Trim along the 1/4 inch line and then press your seam open. Fold everything back up and pin the rest of the binding to your quilt.

Sew the last bit of your binding down.

You've made it to the home stretch! Now its time to sew your binding to the front of your quilt. Make sure your top thread matches your binding and your bobbin matches your quilt bottom.

Fold your binding over and pin well. Pin really, really well. Pin every inch. There's a lot of layers here. Things will be less likely to shift on you if you pin really well. Did I mention that you should pin well?

Pinning your corners requires a little bit of finesse. Bring your binding up towards the front. Then, wiggle the corner of your quilt into the corner of the binding. Pull the first side down and then fold the second side over and pin.

When sewing your binding, you'll want to move your needle all the way over to the left. Sew as close to the edge of the binding as you can. Go slow so that you don't accidentally slip off the binding.

When you get to a corner, sew until your needle first enters the other side of the binding. Then, with your needle down, turn your quilt and continue sewing.

Be sure to backstitch at the beginning and the end of the quilt!

Throw that bad boy in the washer with just a little bit of detergent.
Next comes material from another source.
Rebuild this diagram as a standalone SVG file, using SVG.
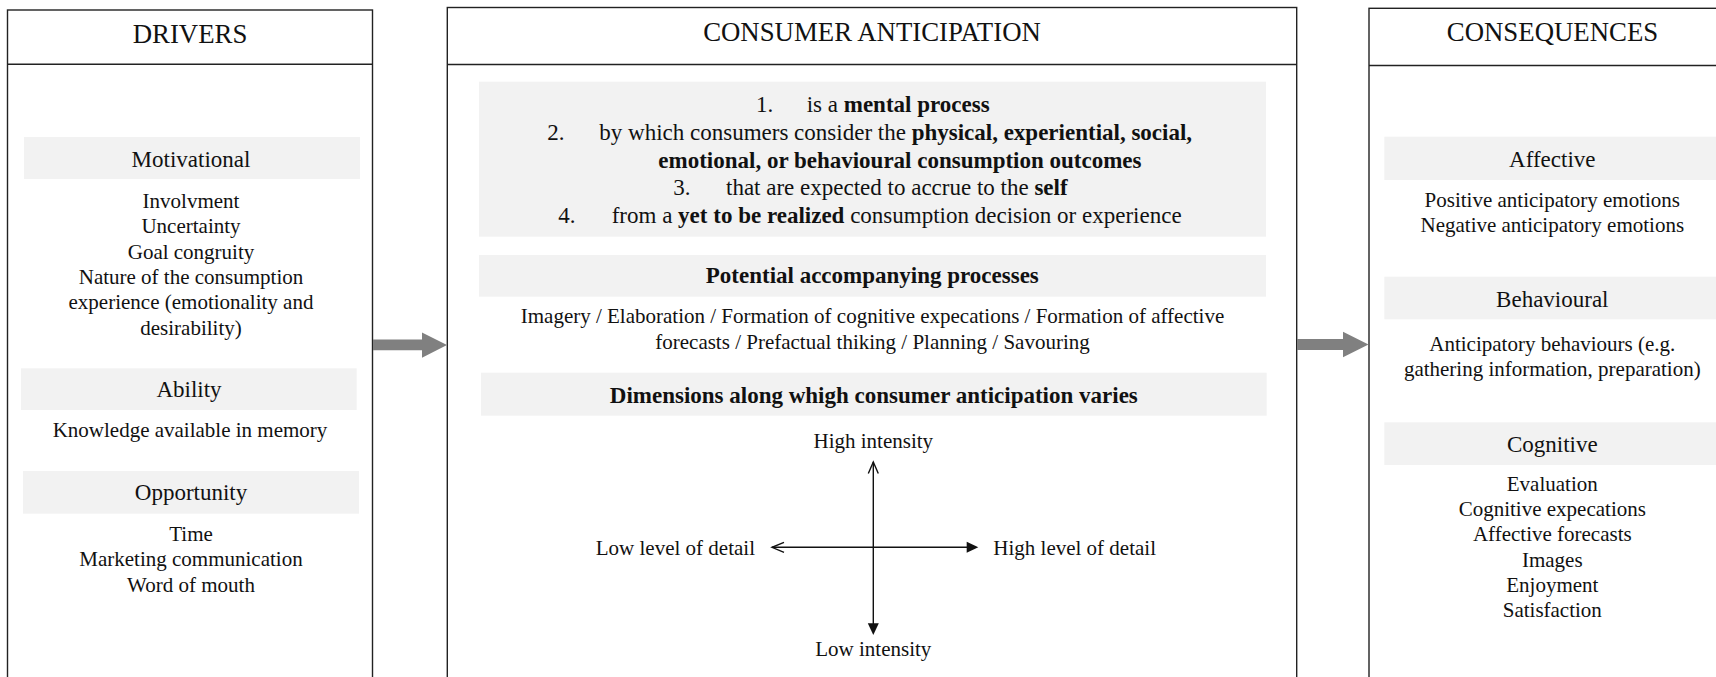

After its dry, enjoy all of its crinkly goodness!

I'd love to see any quilt you make using this tutorial. You can email me at coveredinmodpdoge {at} gmail {dot} com.

The Ribbon Retreat provided me with the fabric used for this quilt in exchange for me writing this tutorial. You can check out my disclosure section if you have any questions!

I'm linking this bad boy up as my entry for The CSI Project's Favorite Project of 2012 Challenge.

Come party with me!


  1. What a great tutorial. I love how you found this great chevron fabric and then quilted it...genius!

  2. Hello, first time visitor here. Beautiful blanket. I scrolled through a few pages for your blog and you have some amazing stuff! :)


  3. great, great explanation! I have been dying to make one for the nursery, but chevrons and piecing... yikes. Can't wait to get started now!!!